== WHAT TO PRODUCE ==
Drop every picture. Then return, exactly, the lines from the beginning of the listing below through the one containing "aricaValues, chillanValues, concepcionValues];".

== EXTRACTED DATA ==

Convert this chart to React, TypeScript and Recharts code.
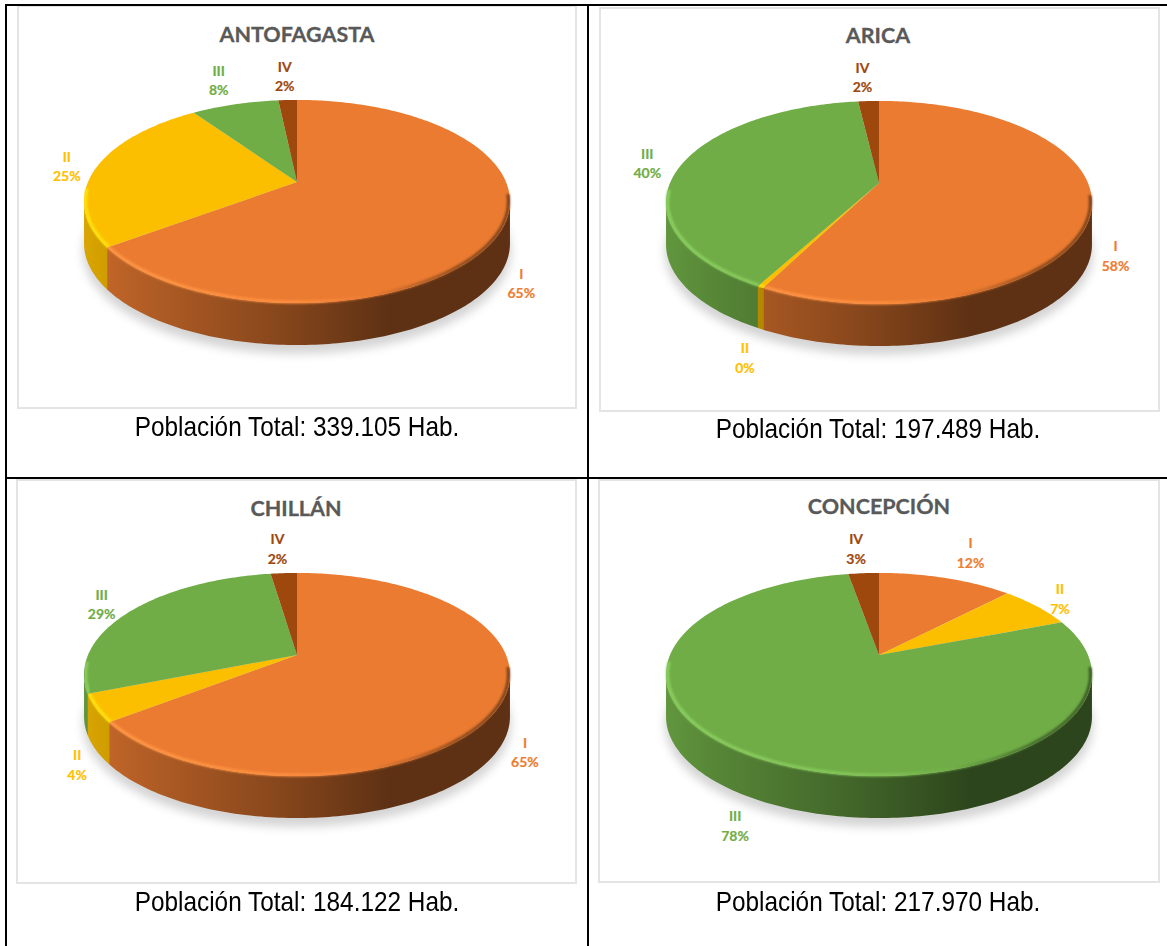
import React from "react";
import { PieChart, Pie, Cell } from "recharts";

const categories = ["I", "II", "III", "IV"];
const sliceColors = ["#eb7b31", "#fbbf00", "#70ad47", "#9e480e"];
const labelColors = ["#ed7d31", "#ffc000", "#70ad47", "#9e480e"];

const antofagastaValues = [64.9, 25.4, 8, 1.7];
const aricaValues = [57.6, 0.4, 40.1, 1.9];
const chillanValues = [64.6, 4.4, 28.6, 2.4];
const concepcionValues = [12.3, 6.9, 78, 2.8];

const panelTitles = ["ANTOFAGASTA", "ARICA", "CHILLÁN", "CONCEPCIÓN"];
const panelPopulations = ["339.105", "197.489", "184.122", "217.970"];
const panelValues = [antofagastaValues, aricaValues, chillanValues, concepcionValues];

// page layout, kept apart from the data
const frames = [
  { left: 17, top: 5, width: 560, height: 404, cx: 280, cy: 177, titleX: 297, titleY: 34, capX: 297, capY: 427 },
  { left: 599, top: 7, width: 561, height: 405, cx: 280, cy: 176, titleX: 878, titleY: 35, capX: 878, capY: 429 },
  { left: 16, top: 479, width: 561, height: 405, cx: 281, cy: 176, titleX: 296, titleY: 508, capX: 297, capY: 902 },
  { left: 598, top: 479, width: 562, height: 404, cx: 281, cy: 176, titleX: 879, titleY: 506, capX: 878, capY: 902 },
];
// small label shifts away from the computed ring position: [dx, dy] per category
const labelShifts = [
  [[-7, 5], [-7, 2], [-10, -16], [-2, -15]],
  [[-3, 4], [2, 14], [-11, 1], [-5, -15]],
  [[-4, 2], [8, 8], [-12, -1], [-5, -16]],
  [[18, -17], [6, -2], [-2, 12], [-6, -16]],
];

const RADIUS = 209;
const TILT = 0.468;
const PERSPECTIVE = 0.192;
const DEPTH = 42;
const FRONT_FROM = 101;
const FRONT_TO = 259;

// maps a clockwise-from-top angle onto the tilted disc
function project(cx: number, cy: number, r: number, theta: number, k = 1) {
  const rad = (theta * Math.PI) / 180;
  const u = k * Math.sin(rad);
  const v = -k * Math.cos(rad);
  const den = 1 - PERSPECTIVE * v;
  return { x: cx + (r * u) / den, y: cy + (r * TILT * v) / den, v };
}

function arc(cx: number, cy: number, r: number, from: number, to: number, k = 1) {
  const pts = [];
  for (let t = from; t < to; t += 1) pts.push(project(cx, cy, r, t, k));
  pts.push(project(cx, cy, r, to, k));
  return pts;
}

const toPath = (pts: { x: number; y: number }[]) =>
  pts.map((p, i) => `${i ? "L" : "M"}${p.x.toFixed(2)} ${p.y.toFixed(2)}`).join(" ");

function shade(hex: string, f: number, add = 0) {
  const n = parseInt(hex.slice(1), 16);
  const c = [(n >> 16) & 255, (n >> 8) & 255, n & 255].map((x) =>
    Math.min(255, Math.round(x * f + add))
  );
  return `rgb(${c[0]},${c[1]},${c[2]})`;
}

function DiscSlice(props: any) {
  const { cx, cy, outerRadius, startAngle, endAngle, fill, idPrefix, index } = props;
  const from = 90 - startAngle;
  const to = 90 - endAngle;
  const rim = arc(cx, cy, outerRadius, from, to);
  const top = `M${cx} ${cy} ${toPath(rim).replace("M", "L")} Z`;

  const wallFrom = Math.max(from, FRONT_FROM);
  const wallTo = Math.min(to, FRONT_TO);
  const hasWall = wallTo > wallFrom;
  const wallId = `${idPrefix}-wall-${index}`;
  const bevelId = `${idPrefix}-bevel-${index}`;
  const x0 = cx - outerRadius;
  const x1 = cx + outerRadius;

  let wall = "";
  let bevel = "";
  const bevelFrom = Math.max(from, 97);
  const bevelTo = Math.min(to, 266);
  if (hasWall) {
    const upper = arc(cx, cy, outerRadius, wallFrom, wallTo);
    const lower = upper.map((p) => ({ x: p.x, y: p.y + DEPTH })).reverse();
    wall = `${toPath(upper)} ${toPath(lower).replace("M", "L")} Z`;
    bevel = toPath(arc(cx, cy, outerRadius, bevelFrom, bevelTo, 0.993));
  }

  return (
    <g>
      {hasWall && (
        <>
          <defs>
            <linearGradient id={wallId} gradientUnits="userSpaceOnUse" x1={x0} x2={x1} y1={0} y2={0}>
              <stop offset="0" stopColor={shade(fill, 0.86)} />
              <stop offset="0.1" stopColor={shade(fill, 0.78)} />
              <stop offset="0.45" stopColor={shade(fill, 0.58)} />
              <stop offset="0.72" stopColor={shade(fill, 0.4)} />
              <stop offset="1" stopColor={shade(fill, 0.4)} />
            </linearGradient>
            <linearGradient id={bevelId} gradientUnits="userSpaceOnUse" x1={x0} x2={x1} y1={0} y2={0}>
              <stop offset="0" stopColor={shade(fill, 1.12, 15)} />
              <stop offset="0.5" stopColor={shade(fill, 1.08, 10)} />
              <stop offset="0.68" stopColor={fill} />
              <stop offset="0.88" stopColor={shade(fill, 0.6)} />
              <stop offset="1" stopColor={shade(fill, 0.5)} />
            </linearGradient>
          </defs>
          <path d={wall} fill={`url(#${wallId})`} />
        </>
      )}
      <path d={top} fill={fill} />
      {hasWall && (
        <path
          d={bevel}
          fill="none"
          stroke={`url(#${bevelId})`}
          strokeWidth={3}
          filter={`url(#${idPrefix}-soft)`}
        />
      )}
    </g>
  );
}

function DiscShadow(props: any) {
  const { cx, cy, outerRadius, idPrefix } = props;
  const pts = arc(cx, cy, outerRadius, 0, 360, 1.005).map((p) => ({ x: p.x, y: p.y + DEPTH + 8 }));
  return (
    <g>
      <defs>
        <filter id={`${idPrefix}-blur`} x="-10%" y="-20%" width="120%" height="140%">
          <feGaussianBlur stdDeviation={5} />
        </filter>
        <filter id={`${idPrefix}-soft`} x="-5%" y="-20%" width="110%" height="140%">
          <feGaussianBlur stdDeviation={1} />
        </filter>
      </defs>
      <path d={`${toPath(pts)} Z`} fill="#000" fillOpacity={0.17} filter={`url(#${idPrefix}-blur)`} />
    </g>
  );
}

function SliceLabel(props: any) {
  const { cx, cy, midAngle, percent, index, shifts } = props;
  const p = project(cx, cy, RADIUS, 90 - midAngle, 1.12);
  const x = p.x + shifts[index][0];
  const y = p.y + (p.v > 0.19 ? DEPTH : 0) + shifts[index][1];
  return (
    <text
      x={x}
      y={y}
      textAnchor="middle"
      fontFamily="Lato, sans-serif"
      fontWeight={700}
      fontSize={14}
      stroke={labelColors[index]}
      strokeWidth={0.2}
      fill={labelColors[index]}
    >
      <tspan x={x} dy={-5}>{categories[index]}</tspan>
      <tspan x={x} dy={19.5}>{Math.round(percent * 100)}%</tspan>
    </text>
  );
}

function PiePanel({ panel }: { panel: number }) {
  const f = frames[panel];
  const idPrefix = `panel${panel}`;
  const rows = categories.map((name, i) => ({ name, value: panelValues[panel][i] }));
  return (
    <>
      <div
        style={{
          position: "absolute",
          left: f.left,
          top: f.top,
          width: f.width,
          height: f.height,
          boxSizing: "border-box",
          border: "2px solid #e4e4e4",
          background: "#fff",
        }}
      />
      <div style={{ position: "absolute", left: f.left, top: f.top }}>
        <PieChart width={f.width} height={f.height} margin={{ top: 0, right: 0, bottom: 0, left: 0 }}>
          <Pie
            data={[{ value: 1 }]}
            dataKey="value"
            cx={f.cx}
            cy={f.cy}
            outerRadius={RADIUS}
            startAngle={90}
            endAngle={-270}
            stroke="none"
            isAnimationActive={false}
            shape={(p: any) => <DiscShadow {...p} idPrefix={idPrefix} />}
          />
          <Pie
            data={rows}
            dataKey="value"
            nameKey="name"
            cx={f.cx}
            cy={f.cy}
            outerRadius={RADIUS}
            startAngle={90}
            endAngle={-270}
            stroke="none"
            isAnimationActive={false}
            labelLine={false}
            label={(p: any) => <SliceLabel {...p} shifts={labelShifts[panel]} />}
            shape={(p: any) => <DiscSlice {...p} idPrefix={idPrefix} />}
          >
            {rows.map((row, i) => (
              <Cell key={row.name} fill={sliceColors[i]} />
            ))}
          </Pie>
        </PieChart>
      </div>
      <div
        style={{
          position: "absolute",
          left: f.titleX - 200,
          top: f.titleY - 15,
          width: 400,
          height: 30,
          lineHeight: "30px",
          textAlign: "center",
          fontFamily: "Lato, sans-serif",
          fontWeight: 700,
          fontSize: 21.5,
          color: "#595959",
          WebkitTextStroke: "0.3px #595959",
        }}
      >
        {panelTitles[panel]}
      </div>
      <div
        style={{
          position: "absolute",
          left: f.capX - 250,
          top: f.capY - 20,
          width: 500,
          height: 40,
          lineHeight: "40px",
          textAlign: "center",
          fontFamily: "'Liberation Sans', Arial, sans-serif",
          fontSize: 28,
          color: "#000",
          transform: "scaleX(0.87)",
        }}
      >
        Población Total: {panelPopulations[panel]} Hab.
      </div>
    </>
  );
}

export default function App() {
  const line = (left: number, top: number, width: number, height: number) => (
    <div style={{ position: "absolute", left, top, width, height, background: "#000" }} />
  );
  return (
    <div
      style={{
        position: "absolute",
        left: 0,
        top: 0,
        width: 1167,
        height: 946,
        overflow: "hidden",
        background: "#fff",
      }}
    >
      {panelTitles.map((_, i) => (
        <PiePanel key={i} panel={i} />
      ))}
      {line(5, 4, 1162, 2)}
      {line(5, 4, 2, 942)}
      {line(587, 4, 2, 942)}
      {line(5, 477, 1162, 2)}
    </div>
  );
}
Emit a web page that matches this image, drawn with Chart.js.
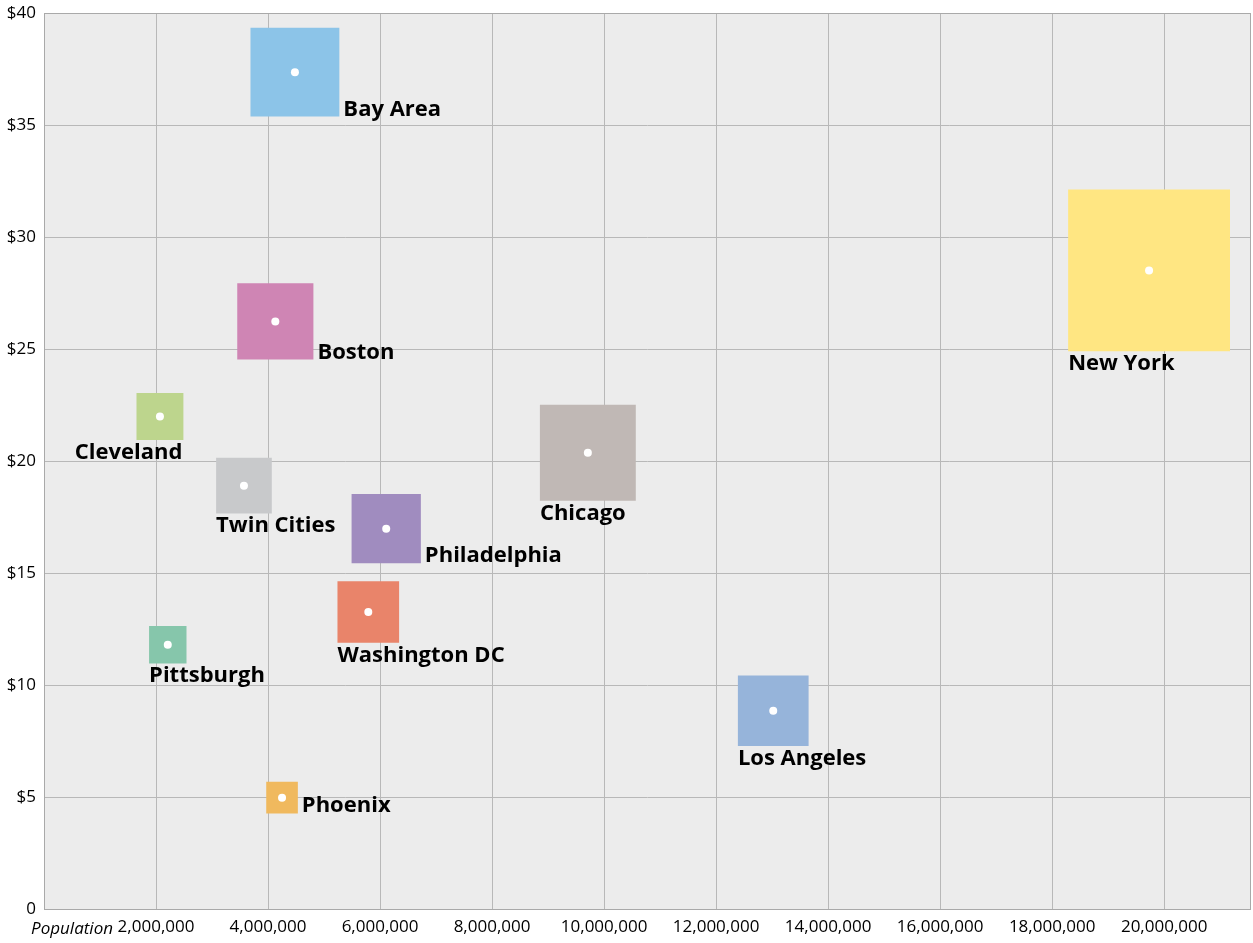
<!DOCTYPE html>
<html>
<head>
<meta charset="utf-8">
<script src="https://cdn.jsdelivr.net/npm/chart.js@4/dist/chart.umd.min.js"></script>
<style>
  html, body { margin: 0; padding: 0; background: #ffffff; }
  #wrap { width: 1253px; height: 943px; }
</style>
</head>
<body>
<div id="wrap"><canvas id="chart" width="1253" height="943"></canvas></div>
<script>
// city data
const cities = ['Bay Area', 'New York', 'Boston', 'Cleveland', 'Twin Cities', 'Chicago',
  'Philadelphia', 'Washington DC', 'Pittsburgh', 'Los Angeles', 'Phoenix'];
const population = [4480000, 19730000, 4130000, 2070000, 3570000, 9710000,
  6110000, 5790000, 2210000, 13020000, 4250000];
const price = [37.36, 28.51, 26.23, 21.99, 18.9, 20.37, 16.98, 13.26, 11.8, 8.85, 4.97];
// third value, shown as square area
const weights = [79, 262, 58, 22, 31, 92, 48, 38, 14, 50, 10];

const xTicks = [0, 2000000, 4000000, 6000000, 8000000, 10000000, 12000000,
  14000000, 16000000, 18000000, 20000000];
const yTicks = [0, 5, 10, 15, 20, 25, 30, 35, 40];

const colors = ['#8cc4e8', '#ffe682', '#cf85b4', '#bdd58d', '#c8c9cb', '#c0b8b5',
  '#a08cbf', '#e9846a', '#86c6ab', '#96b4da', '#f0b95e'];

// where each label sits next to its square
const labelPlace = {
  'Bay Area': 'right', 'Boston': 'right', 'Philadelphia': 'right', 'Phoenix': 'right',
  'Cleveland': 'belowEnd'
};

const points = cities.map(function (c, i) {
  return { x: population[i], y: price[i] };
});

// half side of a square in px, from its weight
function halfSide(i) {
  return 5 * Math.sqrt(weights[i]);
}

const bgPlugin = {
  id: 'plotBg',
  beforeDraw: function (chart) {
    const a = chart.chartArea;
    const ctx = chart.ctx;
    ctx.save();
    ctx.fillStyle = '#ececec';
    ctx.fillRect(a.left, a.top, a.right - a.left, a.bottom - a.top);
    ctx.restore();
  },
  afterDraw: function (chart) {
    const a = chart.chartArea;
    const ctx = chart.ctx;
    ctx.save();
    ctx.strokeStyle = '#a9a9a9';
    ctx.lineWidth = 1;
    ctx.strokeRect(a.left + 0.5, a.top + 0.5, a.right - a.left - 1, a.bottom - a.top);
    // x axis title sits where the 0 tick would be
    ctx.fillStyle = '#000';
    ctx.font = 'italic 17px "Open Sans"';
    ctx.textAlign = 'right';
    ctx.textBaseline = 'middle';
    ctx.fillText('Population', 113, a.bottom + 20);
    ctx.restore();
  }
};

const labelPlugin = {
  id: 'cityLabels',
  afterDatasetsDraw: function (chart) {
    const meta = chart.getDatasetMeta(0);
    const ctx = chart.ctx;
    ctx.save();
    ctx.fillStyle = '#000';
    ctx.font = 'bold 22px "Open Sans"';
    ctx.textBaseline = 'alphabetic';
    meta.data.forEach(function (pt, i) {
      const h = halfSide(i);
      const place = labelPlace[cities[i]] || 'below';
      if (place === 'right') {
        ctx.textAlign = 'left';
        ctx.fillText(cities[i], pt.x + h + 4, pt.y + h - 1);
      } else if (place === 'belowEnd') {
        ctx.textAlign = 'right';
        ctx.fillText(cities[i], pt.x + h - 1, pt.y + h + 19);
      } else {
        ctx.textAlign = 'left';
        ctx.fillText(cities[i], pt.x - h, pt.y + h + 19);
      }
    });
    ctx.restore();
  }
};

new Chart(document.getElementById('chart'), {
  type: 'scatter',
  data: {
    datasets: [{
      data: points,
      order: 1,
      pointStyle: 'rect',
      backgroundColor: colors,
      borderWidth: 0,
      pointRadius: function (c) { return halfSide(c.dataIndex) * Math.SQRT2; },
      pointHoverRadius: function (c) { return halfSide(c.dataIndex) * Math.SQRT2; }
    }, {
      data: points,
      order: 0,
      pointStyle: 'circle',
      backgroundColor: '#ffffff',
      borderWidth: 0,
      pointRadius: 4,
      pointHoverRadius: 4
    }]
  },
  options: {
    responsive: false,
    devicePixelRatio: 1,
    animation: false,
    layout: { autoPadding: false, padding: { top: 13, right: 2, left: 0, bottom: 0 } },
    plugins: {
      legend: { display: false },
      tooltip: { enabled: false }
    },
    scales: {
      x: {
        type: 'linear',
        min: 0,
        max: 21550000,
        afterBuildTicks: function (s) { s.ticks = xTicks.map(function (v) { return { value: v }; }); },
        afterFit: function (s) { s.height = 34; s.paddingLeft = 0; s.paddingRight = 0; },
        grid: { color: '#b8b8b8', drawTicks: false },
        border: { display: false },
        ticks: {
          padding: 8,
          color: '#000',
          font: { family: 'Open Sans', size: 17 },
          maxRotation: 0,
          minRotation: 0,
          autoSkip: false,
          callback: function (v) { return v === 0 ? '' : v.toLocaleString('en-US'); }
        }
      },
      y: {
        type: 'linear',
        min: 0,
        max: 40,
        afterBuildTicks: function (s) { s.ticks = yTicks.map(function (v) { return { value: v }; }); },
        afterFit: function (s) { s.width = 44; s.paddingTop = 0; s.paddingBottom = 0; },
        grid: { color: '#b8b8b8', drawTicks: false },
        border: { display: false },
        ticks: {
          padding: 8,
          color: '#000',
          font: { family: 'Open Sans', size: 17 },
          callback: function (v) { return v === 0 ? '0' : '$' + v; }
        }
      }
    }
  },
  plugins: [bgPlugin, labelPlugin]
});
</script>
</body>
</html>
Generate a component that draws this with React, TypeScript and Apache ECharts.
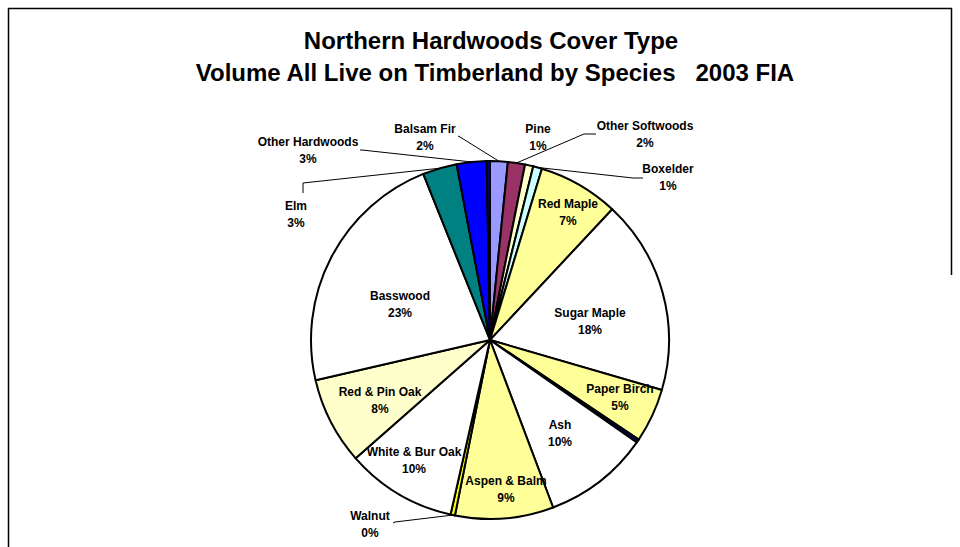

== RESPONSE FOR THIS EXERCISE ==
Convert this chart to React, TypeScript and Recharts code.
import React from "react";
import { PieChart, Pie, Cell } from "recharts";

const categories = ["I", "II", "III", "IV"];
const sliceColors = ["#eb7b31", "#fbbf00", "#70ad47", "#9e480e"];
const labelColors = ["#ed7d31", "#ffc000", "#70ad47", "#9e480e"];

const antofagastaValues = [64.9, 25.4, 8, 1.7];
const aricaValues = [57.6, 0.4, 40.1, 1.9];
const chillanValues = [64.6, 4.4, 28.6, 2.4];
const concepcionValues = [12.3, 6.9, 78, 2.8];

const panelTitles = ["ANTOFAGASTA", "ARICA", "CHILLÁN", "CONCEPCIÓN"];
const panelPopulations = ["339.105", "197.489", "184.122", "217.970"];
const panelValues = [antofagastaValues, aricaValues, chillanValues, concepcionValues];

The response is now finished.